同世代との新たな交流も施設のメリット

 最後に、施設。施設のメリットには、24時間誰かがいるという安心感、そして他の入居者と交流できることがあります。自宅での療養生活を続けている場合、家族以外とのコミュニケーションがどうしても希薄になってくることがあります。年を重ねるごとに、外出したり人に会うことが億劫になってくることがありますが、家族だけの生活が続くと、時には行き詰まってくる場面もあります。無理に自宅での生活を続けるより、施設での生活のほうが介護する側・される側にとって良い場合も十分にあるのです。

 施設という環境で、似たような世代が集うことで、家族以外とのコミュニケーションが生まれやすい側面もあります。そうしていろいろな人と接することが、心身ともに良い作用をもたらすこともあります。時折、「施設に入れるのを悪いこと」だと思っている家族にお会いすることがありますが、施設ならではの良さもたくさんあります。

 実は私自身も、故郷の沖縄で暮らしていた母を近くに呼び寄せ、施設で看取りました。
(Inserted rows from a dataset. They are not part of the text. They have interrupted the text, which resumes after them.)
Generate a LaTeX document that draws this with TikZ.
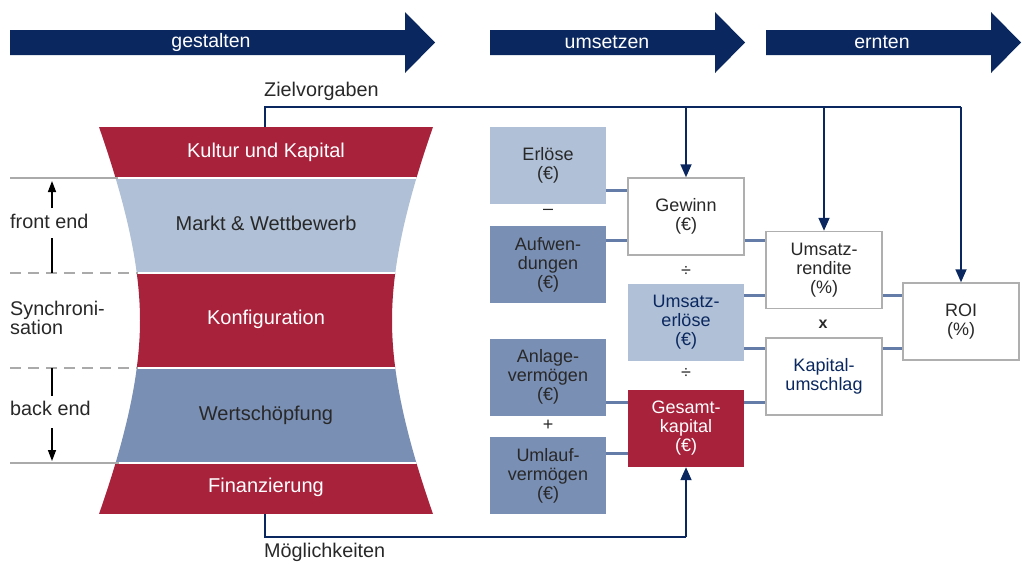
\documentclass[tikz,border=0pt]{standalone}
\usepackage{fontspec}
\setmainfont{Liberation Sans}
\usetikzlibrary{arrows.meta}
\definecolor{navy}{RGB}{10,40,95}
\definecolor{fred}{RGB}{168,34,60}
\definecolor{flight}{RGB}{176,192,214}
\definecolor{fmid}{RGB}{122,143,180}
\definecolor{conncol}{RGB}{100,125,168}
\definecolor{boxgray}{RGB}{175,175,175}
\definecolor{linegray}{RGB}{170,170,170}
\definecolor{txtdark}{RGB}{40,40,40}
\begin{document}
\begin{tikzpicture}[x=1pt,y=-1pt,
  arrtxt/.style={font=\fontsize{19.5}{22}\selectfont, text=white, inner sep=0pt},
  lbl/.style={font=\fontsize{19.8}{22}\selectfont, text=txtdark, inner sep=0pt, align=left},
  funtxt/.style={font=\fontsize{20}{24}\selectfont, inner sep=0pt},
  box/.style={minimum width=116pt, minimum height=77pt, inner sep=0pt, align=center,
              font=\fontsize{18}{19}\selectfont, text=txtdark},
  wbox/.style={box, fill=white, draw=boxgray, line width=1.5pt},
  sign/.style={font=\fontsize{18}{20}\selectfont, text=txtdark, inner sep=0pt},
  conn/.style={draw=conncol, line width=3pt},
  navyline/.style={draw=navy, line width=1.8pt},
  navyarrow/.style={navyline, -{Triangle[length=13pt,width=11pt]}},
  blkarrow/.style={draw=black, line width=1.4pt, -{Triangle[length=11pt,width=8pt]}},
  blkline/.style={draw=black, line width=1.4pt},
  gsolid/.style={draw=linegray, line width=2.8pt},
  gdash/.style={draw=linegray, line width=2.8pt, dash pattern=on 11pt off 7pt}
]
\useasboundingbox (0,0) rectangle (1022,563);

% ---- top process arrows
\fill[navy] (10,30) -- (405,30) -- (405,12) -- (435,42.5) -- (405,73) -- (405,55) -- (10,55) -- cycle;
\node[arrtxt] (t1) at (211,42) {gestalten};
\fill[navy] (490,30) -- (715,30) -- (715,12) -- (745,42.5) -- (715,73) -- (715,55) -- (490,55) -- cycle;
\node[arrtxt] (t2) at (607,42) {umsetzen};
\fill[navy] (766,30) -- (991,30) -- (991,12) -- (1021,42.5) -- (991,73) -- (991,55) -- (766,55) -- cycle;
\node[arrtxt] (t3) at (882,42) {ernten};

% ---- funnel
\begin{scope}
\clip (99,127) -- (433,127) .. controls (404,210) and (392,270) .. (392,320.5)
      .. controls (392,371) and (404,431) .. (433,514) -- (99,514)
      .. controls (128,431) and (140,371) .. (140,320.5)
      .. controls (140,270) and (128,210) .. (99,127) -- cycle;
\fill[fred] (0,127) rectangle (540,178);
\fill[flight] (0,178) rectangle (540,273);
\fill[fred] (0,273) rectangle (540,368);
\fill[fmid] (0,368) rectangle (540,463);
\fill[fred] (0,463) rectangle (540,514);
\draw[white, line width=2pt] (0,178) -- (540,178) (0,273) -- (540,273)
      (0,368) -- (540,368) (0,463) -- (540,463);
\end{scope}
\node[funtxt, text=white] (kultur) at (266,152) {Kultur und Kapital};
\node[funtxt, text=txtdark] (markt) at (266,223) {Markt \& Wettbewerb};
\node[funtxt, text=white] (konfig) at (266,319) {Konfiguration};
\node[funtxt, text=txtdark] (wert) at (266,415) {Wertschöpfung};
\node[funtxt, text=white] (finanz) at (266,487) {Finanzierung};
\coordinate (ftop) at (265,127);
\coordinate (fbot) at (265,514);

% ---- left annotations
\coordinate (g1a) at (10,178); \coordinate (g1b) at (118,178);
\coordinate (g2a) at (10,273); \coordinate (g2b) at (138,273);
\coordinate (g3a) at (10,368); \coordinate (g3b) at (138,368);
\coordinate (g4a) at (10,463); \coordinate (g4b) at (119,463);
\draw[gsolid] (g1a) -- (g1b);
\draw[gdash] (g2a) -- (g2b);
\draw[gdash] (g3a) -- (g3b);
\draw[gsolid] (g4a) -- (g4b);

\node[lbl, anchor=base west] (front) at (10,228) {front end};
\node[lbl, anchor=base west] (sync1) at (10,315) {Synchroni-};
\node[lbl, anchor=base west] (sync2) at (10,334) {sation};
\node[lbl, anchor=base west] (back) at (10,415) {back end};

\coordinate (fa1) at (52,208); \coordinate (fa2) at (52,181);
\coordinate (fb1) at (52,238); \coordinate (fb2) at (52,273);
\draw[blkarrow] (fa1) -- (fa2);
\draw[blkline] (fb1) -- (fb2);
\coordinate (ba1) at (52,368); \coordinate (ba2) at (52,396);
\coordinate (bb1) at (52,428); \coordinate (bb2) at (52,461);
\draw[blkline] (ba1) -- (ba2);
\draw[blkarrow] (bb1) -- (bb2);

% ---- right boxes
\node[box, fill=flight] (erl) at (548,165.5) {Erlöse\\(€)};
\node[box, fill=fmid] (aufw) at (548,264.5) {Aufwen-\\dungen\\(€)};
\node[box, fill=fmid] (anl) at (548,377) {Anlage-\\vermögen\\(€)};
\node[box, fill=fmid] (uml) at (548,475.5) {Umlauf-\\vermögen\\(€)};
\node[wbox] (gew) at (686,216.5) {Gewinn\\(€)};
\node[box, fill=flight, text=navy] (ums) at (686,322) {Umsatz-\\erlöse\\(€)};
\node[box, fill=fred, text=white] (ges) at (686,428.5) {Gesamt-\\kapital\\(€)};
\node[wbox] (ur) at (824,270) {Umsatz-\\rendite\\(\%)};
\node[wbox, text=navy] (ku) at (824,376.5) {Kapital-\\umschlag};
\node[wbox] (roi) at (961,321.5) {ROI\\(\%)};

\node[sign] (s1) at (548,212) {–};
\node[sign] (s2) at (548,425) {+};
\node[sign] (s3) at (686,271) {÷};
\node[sign] (s4) at (686,373) {÷};
\node[sign, font=\fontsize{16}{18}\selectfont\bfseries] (s5) at (823,324) {x};

% ---- connectors
\coordinate (y190) at (0,190);
\coordinate (y240) at (0,240);
\coordinate (y295) at (0,295);
\coordinate (y348) at (0,348);
\coordinate (y402) at (0,402);
\coordinate (y453) at (0,453);
\draw[conn] (erl.east |- y190) -- (gew.west |- y190);
\draw[conn] (aufw.east |- y240) -- (gew.west |- y240);
\draw[conn] (gew.east |- y240) -- (ur.west |- y240);
\draw[conn] (ums.east |- y295) -- (ur.west |- y295);
\draw[conn] (ums.east |- y348) -- (ku.west |- y348);
\draw[conn] (anl.east |- y402) -- (ges.west |- y402);
\draw[conn] (uml.east |- y453) -- (ges.west |- y453);
\draw[conn] (ges.east |- y402) -- (ku.west |- y402);
\draw[conn] (ur.east |- y295) -- (roi.west |- y295);
\draw[conn] (ku.east |- y348) -- (roi.west |- y348);

% ---- Zielvorgaben / Moeglichkeiten
\coordinate (ztop) at (0,107);
\coordinate (mbot) at (0,537);
\draw[navyline] (ftop) |- (roi.north |- ztop);
\draw[navyarrow] (roi.north |- ztop) -- (roi.north);
\draw[navyarrow] (gew.north |- ztop) -- (gew.north);
\draw[navyarrow] (ur.north |- ztop) -- (ur.north);
\draw[navyline] (fbot) |- (ges.south |- mbot);
\draw[navyarrow] (ges.south |- mbot) -- (ges.south);
\node[lbl, anchor=base west] (ziel) at (264,96) {Zielvorgaben};
\node[lbl, anchor=base west] (moegl) at (264,557.5) {Möglichkeiten};
\end{tikzpicture}
\end{document}
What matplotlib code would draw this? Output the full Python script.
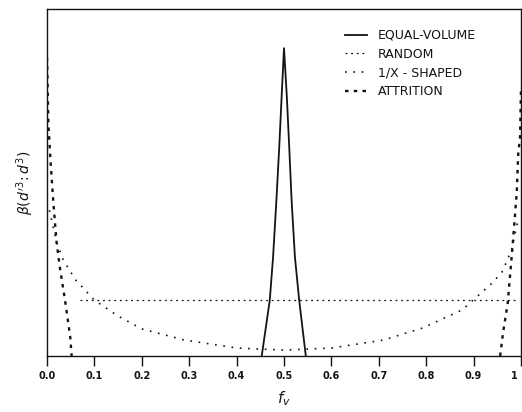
import matplotlib.pyplot as plt
import matplotlib.transforms as mtransforms
import numpy as np

# volume fraction f_v on x, relative weight beta on y (arbitrary units, 0..1)
ev_f = [0.453, 0.470, 0.477, 0.484, 0.490, 0.495, 0.500, 0.506, 0.511, 0.516, 0.523, 0.532, 0.546]
ev_b = [0.0, 0.161, 0.286, 0.45, 0.603, 0.747, 0.887, 0.747, 0.603, 0.45, 0.286, 0.161, 0.0]

rand_f = [0.07, 0.99]
rand_b = [0.161, 0.161]

inv_f = [0.005, 0.02, 0.034, 0.06, 0.10, 0.15, 0.20, 0.29, 0.40, 0.50,
         0.60, 0.71, 0.793, 0.876, 0.939, 0.96, 0.98, 0.995]
inv_b = [0.42, 0.33, 0.277, 0.22, 0.161, 0.115, 0.078, 0.046, 0.023, 0.017,
         0.023, 0.046, 0.081, 0.133, 0.21, 0.242, 0.305, 0.40]

attr_left_f = [0.0, 0.003, 0.008, 0.013, 0.020, 0.027, 0.038, 0.049, 0.052]
attr_left_b = [0.86, 0.666, 0.55, 0.45, 0.33, 0.256, 0.161, 0.055, 0.0]
attr_right_f = [0.956, 0.962, 0.972, 0.981, 0.987, 0.991, 0.994, 0.998, 1.0]
attr_right_b = [0.0, 0.066, 0.153, 0.297, 0.40, 0.47, 0.58, 0.63, 0.77]

xticks = [0.0, 0.1, 0.2, 0.3, 0.4, 0.5, 0.6, 0.7, 0.8, 0.9, 1.0]
xtick_labels = ['0.0', '0.1', '0.2', '0.3', '0.4', '0.5', '0.6', '0.7', '0.8', '0.9', '1']

ink = '#141414'

fig = plt.figure(figsize=(5.22, 4.12), dpi=100)
ax = fig.add_axes([47 / 522, 56 / 412, 474 / 522, 347 / 412])

ax.plot(ev_f, ev_b, color=ink, lw=1.3, label='EQUAL-VOLUME')
ax.plot(rand_f, rand_b, color=ink, lw=0.9, dashes=(1.5, 3), label='RANDOM')
ax.plot(inv_f, inv_b, color=ink, lw=1.2, linestyle=(0, (1, 4)), label='1/X - SHAPED')
ax.plot(attr_left_f, attr_left_b, color=ink, lw=1.7, dashes=(1.5, 2.2), label='ATTRITION')
ax.plot(attr_right_f, attr_right_b, color=ink, lw=1.7, dashes=(1.5, 2.2))

ax.set_xlim(0, 1)
ax.set_ylim(0, 1)
ax.set_yticks([])
ax.set_xticks(xticks)
ax.set_xticklabels(xtick_labels, fontsize=7, fontweight='bold')
ax.tick_params(axis='x', direction='out', length=7, width=1, pad=4, colors=ink)
# pull the last label in so it stays inside the figure
last = ax.get_xticklabels()[-1]
last.set_transform(last.get_transform() +
                   mtransforms.ScaledTranslation(-7 / 100, 0, fig.dpi_scale_trans))
for sp in ax.spines.values():
    sp.set_linewidth(1.0)
    sp.set_color(ink)

ax.set_xlabel(r'$f_v$', fontsize=11, labelpad=6, color=ink)
ax.set_ylabel(r"$\beta(d'^{3}\!:d^{3})$", fontsize=10, labelpad=8, color=ink)

ax.legend(loc='upper left', bbox_to_anchor=(345 / 522, 1 - 29 / 412),
          bbox_transform=fig.transFigure, frameon=False, fontsize=9,
          handlelength=1.75, handletextpad=0.85, labelspacing=0.45,
          borderpad=0, borderaxespad=0, labelcolor=ink)

fig.savefig('out.png', dpi=100)
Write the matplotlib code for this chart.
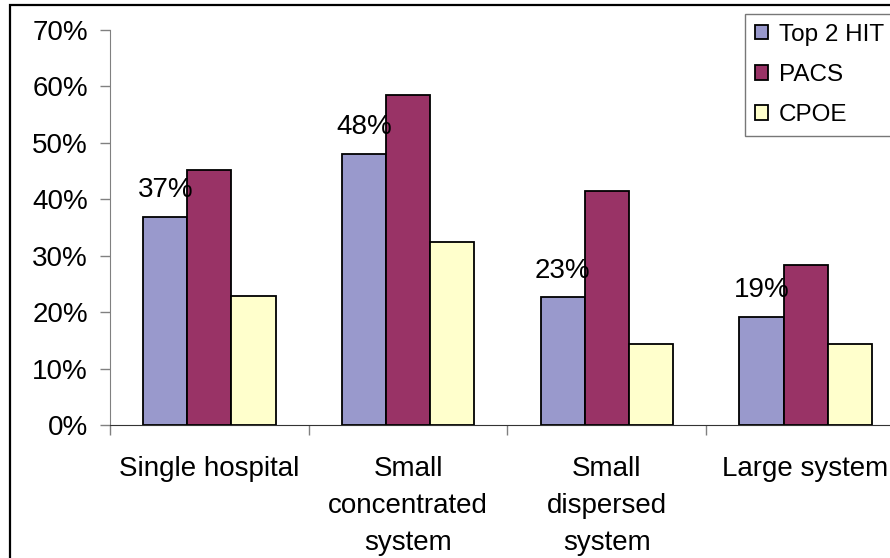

在宅医として24時間365日体制で働く私は、母の様子を見に頻繁に沖縄に帰ることがどうしても難しく、母の状況を考えると近くの施設に入ってもらうのがお互いにとって良い、という話になったのです。

 日本では、親を施設に入れることに対して、どこかマイナスなイメージがあるように思いますが、実際に経験してみると、施設ならではの良さもたくさん感じました。施設で母の日に100本のバラを持たせてもらって写真撮影した時の、母の嬉しそうな顔を思い出します。施設ではこうした季節行事や各種レクリエーションが充実しているぶん、自宅の環境にはない賑やかさがあり、母も楽しそうに過ごしていました。

 一口に施設といっても、さまざまな種類や特徴があります。まずはどんな施設があるのか、その選択肢を知り、どのような施設で過ごしたいか考えておきましょう。どんな施設があるのかを知るために、一度見学に行ってみるのも良いと思います。いろいろな施設を見比べるうちに、自分に合った施設がどのようなものか、イメージが明確になってくるでしょう。